An island rich in both nature and culture, Miyajima is the ultimate day trip from Hiroshima
Just a short train and ferry ride away from Hiroshima (less than an hour away), sits one of Japan’s most beautiful islands. Miyajima is famed for its enormous red ‘floating’ torii gate, sacred deer population and Daisho-in temple, among other attractions. While many people head to the island when visiting Hiroshima, Miyajima has enough sights to warrant a full day of exploration.
As with many parts of Japan, Miyajima is at its prime during the spring and autumn months. Towards the end of March, cherry blossom trees shroud the islands historical shrines and temples in soft pink sakura petals, creating a picture-perfect scene. Wander the foreshore at this time of year and prepare to be showered with falling flowers. A few months later, autumn transforms the maple trees into palates of vibrant orange and red, a breathtaking contrast against the red Shinto shrines and pagodas such as the five-storey Toyokuni – a UNESCO World Heritage Site that the Japanese Government declared a national treasure.
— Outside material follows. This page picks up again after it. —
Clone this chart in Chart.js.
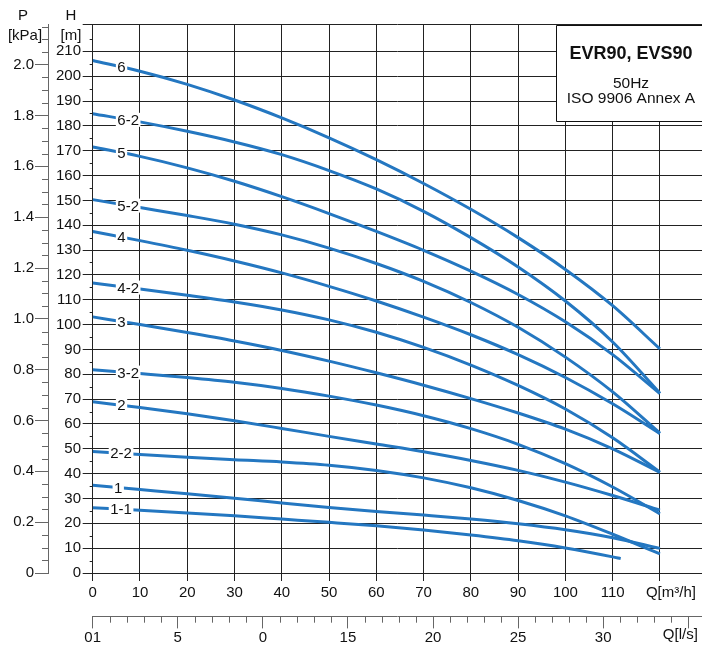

Miyajima’s most famous residents, the Sika deer, have inhabited the island for centuries. Typically found wandering the streets and temples, these four-legged locals aren’t afraid to beg for food or attention. Interestingly, the tame deer are not only a delight for tourists, but they’re also considered sacred messengers sent from the Gods. Up until the 17th century, harming the deer was punishable by death. While quite docile, Sika deer are still wary of humans and tend to reside in parks across the island.
The Great Torii gate is undoubtedly the most recognisable monument on Miyajima. Part of the Itsukushima Shrine, the imposing red gate symbolises the gateway from the regular world to the sacred in the Shinto religion. Visit at high-tide and the torii gate will appear to be floating on water while its location, on the west of the island, provides stunning views at sunset. It’s estimated that the original shrine was constructed back in the 6th century and has been expanded over the years to include several halls, a prayer room, and a Noh theatre.
A short walk away from Itsukushima Shrine sits a unique place for Buddhist worship. Daisho-in temple is nestled at the bottom of Mount Misen, Miyajima’s highest peak and its buildings are staggered up the slope – follow the path marked by hundreds of Buddhist statues. The complex was created by a revered monk named Kukai, who is credited with founding Shingon Buddhism. Its location amidst the forest makes it an enchanting place to explore and get away from the bustle of Miyajima’s main streets.
While the harbourside is generally dominated by souvenir shops, there are also many restaurants. Oysters are the main event here due to the thriving farms in the Seto Inland Sea. There’s even an oyster festival held every February. Whether you prefer oysters grilled, deep fried, in a hot pot or smothered with sauces, there’s a variation to suit. Those with a sweet tooth should opt for momiji manju — a pastry traditionally filled with red bean paste, wrapped in cake dough and shaped like a maple leaf.